4. Konten Porno dan Dampaknya terhadap Pelajar
Penting dipahami bahwa konten porno, terutama yang muncul secara tidak disengaja, dapat membentuk persepsi yang keliru tentang relasi, tubuh, dan interaksi sosial. Dalam beberapa kasus, pelajar bisa mengembangkan rasa penasaran yang tidak sehat atau justru ketakutan dan kebingungan.
Literasi media tidak bertujuan menakut-nakuti pelajar, tetapi mengajarkan mereka untuk:
-
memahami konteks,
-
mengenali risiko psikologis,
-
menjaga kesehatan digital,
-
dan tetap fokus pada aspek pendidikan.
Peran sekolah dan keluarga di sini sangat besar. Ketika pelajar merasa aman bertanya dan berdiskusi, dampak buruk paparan konten porno dapat diminimalkan secara signifikan.

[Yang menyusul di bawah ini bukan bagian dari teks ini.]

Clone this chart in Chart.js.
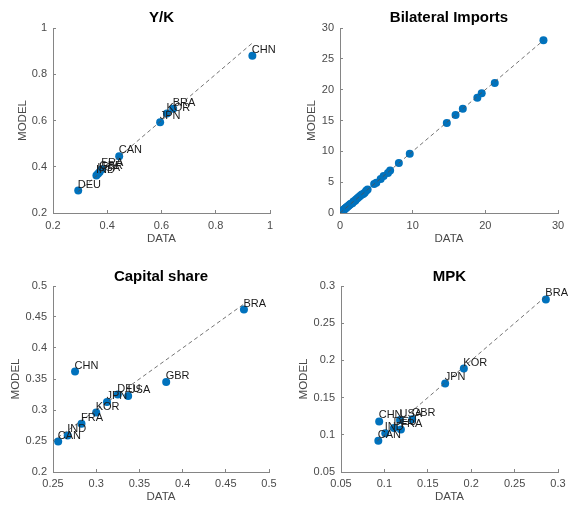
<!DOCTYPE html>
<html>
<head>
<meta charset="utf-8">
<script src="https://cdn.jsdelivr.net/npm/chart.js@4.4.1/dist/chart.umd.min.js"></script>
<style>
    html, body { margin: 0; padding: 0; background: #fff; }
    #wrap { position: relative; width: 568px; height: 508px; }
    .panel { position: absolute; width: 284px; height: 254px; }
</style>
</head>
<body>
<div id="wrap">
    <div class="panel" style="left:0;top:0"><canvas id="c1" width="284" height="254"></canvas></div>
    <div class="panel" style="left:284px;top:0"><canvas id="c2" width="284" height="254"></canvas></div>
    <div class="panel" style="left:0;top:254px"><canvas id="c3" width="284" height="254"></canvas></div>
    <div class="panel" style="left:284px;top:254px"><canvas id="c4" width="284" height="254"></canvas></div>
</div>
<script>
// Datos: Y/K
const ykNames = ['CHN', 'BRA', 'KOR', 'JPN', 'CAN', 'FRA', 'GBR', 'USA', 'IND', 'DEU'];
const ykData  = [0.935, 0.643, 0.620, 0.595, 0.444, 0.380, 0.372, 0.366, 0.360, 0.293];
const ykModel = [0.880, 0.651, 0.630, 0.592, 0.445, 0.389, 0.377, 0.370, 0.362, 0.297];
const ykTicks = [0.2, 0.4, 0.6, 0.8, 1];

// Datos: Bilateral Imports
const biData  = [28.0, 21.3, 19.5, 18.9, 16.9, 15.9, 14.7, 9.6, 8.1, 6.9, 6.6, 6.0, 5.6, 5.0, 4.7,
    3.8, 3.6, 3.4, 3.2, 3.0, 2.8, 2.6, 2.4, 2.2, 2.1, 1.9, 1.8, 1.7, 1.5, 1.4, 1.3, 1.2, 1.1, 1.0,
    0.92, 0.85, 0.78, 0.7, 0.64, 0.58, 0.52, 0.47, 0.42, 0.37, 0.33, 0.29, 0.25, 0.22, 0.19, 0.16,
    0.13, 0.11, 0.09, 0.07, 0.05, 0.04, 0.03, 0.02, 0.01, 0.005];
const biModel = [28.0, 21.1, 19.4, 18.7, 16.9, 15.9, 14.6, 9.6, 8.1, 6.9, 6.5, 6.0, 5.5, 4.9, 4.7,
    3.8, 3.6, 3.3, 3.1, 3.0, 2.8, 2.6, 2.4, 2.2, 2.0, 1.9, 1.8, 1.6, 1.5, 1.4, 1.3, 1.2, 1.1, 1.0,
    0.93, 0.84, 0.78, 0.71, 0.63, 0.58, 0.52, 0.46, 0.42, 0.37, 0.33, 0.28, 0.25, 0.22, 0.19, 0.16,
    0.13, 0.11, 0.09, 0.07, 0.05, 0.04, 0.03, 0.02, 0.01, 0.005];
const biTicksX = [0, 10, 20, 30];
const biTicksY = [0, 5, 10, 15, 20, 25, 30];

// Datos: Capital share
const csNames = ['BRA', 'GBR', 'CHN', 'USA', 'DEU', 'JPN', 'KOR', 'FRA', 'IND', 'CAN'];
const csData  = [0.471, 0.381, 0.2755, 0.337, 0.325, 0.3125, 0.300, 0.283, 0.267, 0.256];
const csModel = [0.462, 0.345, 0.362, 0.3225, 0.325, 0.313, 0.296, 0.278, 0.259, 0.249];
const csTicksX = [0.25, 0.3, 0.35, 0.4, 0.45, 0.5];
const csTicksY = [0.2, 0.25, 0.3, 0.35, 0.4, 0.45, 0.5];

// Datos: MPK
const mpkNames = ['BRA', 'KOR', 'JPN', 'CHN', 'GBR', 'USA', 'FRA', 'DEU', 'IND', 'CAN'];
const mpkData  = [0.286, 0.1915, 0.170, 0.094, 0.132, 0.118, 0.119, 0.111, 0.101, 0.093];
const mpkModel = [0.282, 0.189, 0.169, 0.118, 0.121, 0.120, 0.107, 0.109, 0.102, 0.092];
const mpkTicks = [0.05, 0.1, 0.15, 0.2, 0.25, 0.3];

const FONT = '"Liberation Sans", Arial, Helvetica, sans-serif';
const BLUE = '#0072BD';
const GRAY = '#4a4a4a';
const AXIS = '#858585';

// Etiquetas de pa√≠ses junto a cada punto
const countryLabels = {
    id: 'countryLabels',
    afterDatasetsDraw(chart, args, opts) {
        if (!opts.names) return;
        const meta = chart.getDatasetMeta(1);
        const ctx = chart.ctx;
        ctx.save();
        ctx.font = '11px ' + FONT;
        ctx.fillStyle = '#1a1a1a';
        ctx.textBaseline = 'middle';
        ctx.textAlign = 'left';
        meta.data.forEach((pt, i) => {
            ctx.fillText(opts.names[i], pt.x - 0.5, pt.y - 6);
        });
        ctx.restore();
    }
};

function makePanel(id, title, names, xs, ys, ticksX, ticksY, box) {
    const lo = Math.min(...xs, ...ys);
    const hi = Math.max(...xs, ...ys);
    const pts = xs.map((x, i) => ({ x: x, y: ys[i] }));

    const fmt = v => String(+(+v).toFixed(3));
    // marcas hacia dentro, como en MATLAB
    const gridOpts = { display: true, drawOnChartArea: false, drawTicks: true, tickLength: -3, color: AXIS, lineWidth: 1 };

    new Chart(document.getElementById(id), {
        type: 'scatter',
        plugins: [countryLabels],
        data: {
            datasets: [
                {
                    // l√≠nea de 45 grados
                    type: 'line',
                    data: [{ x: lo, y: lo }, { x: hi, y: hi }],
                    borderColor: '#505050',
                    borderWidth: 0.8,
                    borderDash: [4, 3],
                    pointRadius: 0,
                    fill: false
                },
                {
                    data: pts,
                    pointRadius: 4,
                    pointBackgroundColor: BLUE,
                    pointBorderWidth: 0,
                    pointHoverRadius: 4
                }
            ]
        },
        options: {
            responsive: false,
            animation: false,
            events: [],
            layout: { padding: { left: 0, right: 284 - box.right, top: 0, bottom: 0 } },
            plugins: {
                legend: { display: false },
                tooltip: { enabled: false },
                title: {
                    display: true,
                    text: title,
                    fullSize: false,
                    color: '#000',
                    font: { family: FONT, size: 15, weight: 'bold', lineHeight: 1.2 },
                    padding: { top: box.titleY - 9, bottom: box.top - box.titleY - 9 }
                },
                countryLabels: { names: names }
            },
            scales: {
                x: {
                    type: 'linear',
                    min: ticksX[0],
                    max: ticksX[ticksX.length - 1],
                    afterBuildTicks: s => { s.ticks = ticksX.map(v => ({ value: v })); },
                    afterFit: s => {
                        s.height = 254 - box.bottom;
                        s.paddingLeft = 0;
                        s.paddingRight = 0;
                    },
                    grid: gridOpts,
                    border: { display: true, color: AXIS, width: 1 },
                    ticks: { font: { family: FONT, size: 11 }, color: GRAY, padding: box.xPad + 3, callback: fmt, maxRotation: 0 },
                    title: {
                        display: true, text: 'DATA', color: GRAY,
                        font: { family: FONT, size: 11.5, lineHeight: 1.2 },
                        padding: { top: 0, bottom: 254 - box.xTitleY - 6.9 }
                    }
                },
                y: {
                    type: 'linear',
                    min: ticksY[0],
                    max: ticksY[ticksY.length - 1],
                    afterBuildTicks: s => { s.ticks = ticksY.map(v => ({ value: v })); },
                    afterFit: s => { s.width = box.left; },
                    grid: gridOpts,
                    border: { display: true, color: AXIS, width: 1 },
                    ticks: { font: { family: FONT, size: 11 }, color: GRAY, padding: 9, callback: fmt },
                    title: {
                        display: true, text: 'MODEL', color: GRAY,
                        font: { family: FONT, size: 11.5, lineHeight: 1.2 },
                        padding: { top: box.yTitleX - 6.9, bottom: 0 }
                    }
                }
            }
        }
    });
}

makePanel('c1', 'Y/K', ykNames, ykData, ykModel, ykTicks, ykTicks,
    { left: 53, right: 270, top: 28, bottom: 213, titleY: 18, yTitleX: 22.7, xPad: 6, xTitleY: 239 });
makePanel('c2', 'Bilateral Imports', null, biData, biModel, biTicksX, biTicksY,
    { left: 56, right: 274, top: 28, bottom: 213, titleY: 18, yTitleX: 28.3, xPad: 6, xTitleY: 239 });
makePanel('c3', 'Capital share', csNames, csData, csModel, csTicksX, csTicksY,
    { left: 53, right: 269, top: 32, bottom: 218, titleY: 22.5, yTitleX: 16, xPad: 5, xTitleY: 243.3 });
makePanel('c4', 'MPK', mpkNames, mpkData, mpkModel, mpkTicks, mpkTicks,
    { left: 57, right: 274, top: 32, bottom: 218, titleY: 22.5, yTitleX: 20, xPad: 5, xTitleY: 243.3 });
</script>
</body>
</html>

5. Kesimpulan: Menghadapi Arus Digital dengan Kepala Jernih
Konten porno bukan hal baru, tetapi cara penyebarannya di era internet berubah drastis. Pelajar kini dihadapkan pada tantangan unik: mereka harus belajar, tumbuh, dan bersosialisasi di dunia yang sekaligus informatif dan penuh jebakan digital.
Dengan literasi media yang kuat, pelajar dapat memiliki “mata kritis” yang mampu membedah setiap konten yang muncul pada layar mereka. Mereka tidak hanya menjadi pengguna pasif, tetapi navigator cerdas yang memahami cara kerja internet, mengenali risiko, dan tetap menjaga kesehatan mental serta keselamatan digital.
Pada akhirnya, kemampuan menyaring konten—termasuk konten porno—adalah investasi jangka panjang. Bukan hanya untuk keamanan hari ini, tetapi juga untuk masa depan mereka sebagai generasi yang tumbuh di tengah dunia yang penuh informasi dan kemungkinan.